Andretti made his Grand Prix debut with Lotus at Watkins Glen, October 1968.
Image credit: Getty ImagesThe scene was the Queensway Hilton Hotel the morning after the Long Beach Grand Prix, where Andretti had discovered on the grid that the team he was driving for, Vel’s Parnelli Jones, was pulling out of F1. Meanwhile, Chapman had found his team reduced to the status of backmarker at the Californian street race. Unthinkable for such a team, but that was the stark reality.
“I’m having breakfast and Colin is all by himself a few tables away,” Andretti recalled. “I’m looking at him, he’s looking at me, so I said, ‘Colin, can I join you?’ We talked. He said, ‘Mario, I wish I could offer you a decent car. You know, our car is not good. We had the worst weekend’. I said, ‘Colin, if you’ll have me on your team, we’ll make it better. But I need to be number one, because there’s only one best engine, one best chassis, one best engineer’ — which turned out to be him. And that was the deal.”

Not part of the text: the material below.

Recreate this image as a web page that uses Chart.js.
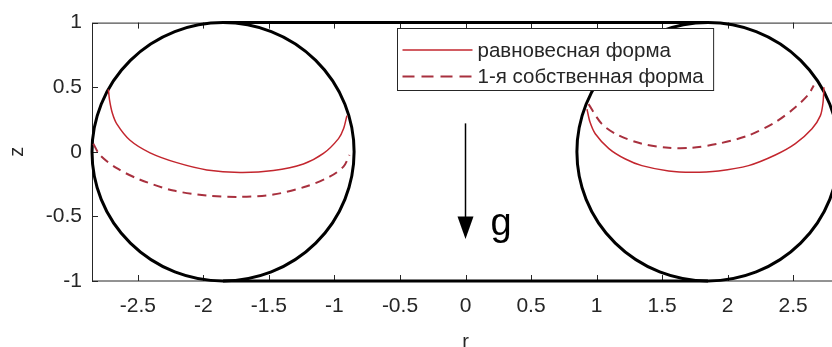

Within months, Lotus had clawed its way back. Armed with the ground-breaking 78, Andretti could (perhaps should) have triumphed in 1977, without Cosworth engine failures and Lotus unreliability. Now he knew 1978 was his big chance to achieve his greatest racing ambition, one that had its roots in his 1950s childhood hero worship of Alberto Ascari. He and Lotus were ready to win the World Championship.

Peterson competed with Tyrrell for the 1977 season, where he suffered ten retirements. His best result with the P34B was a third in Belgium.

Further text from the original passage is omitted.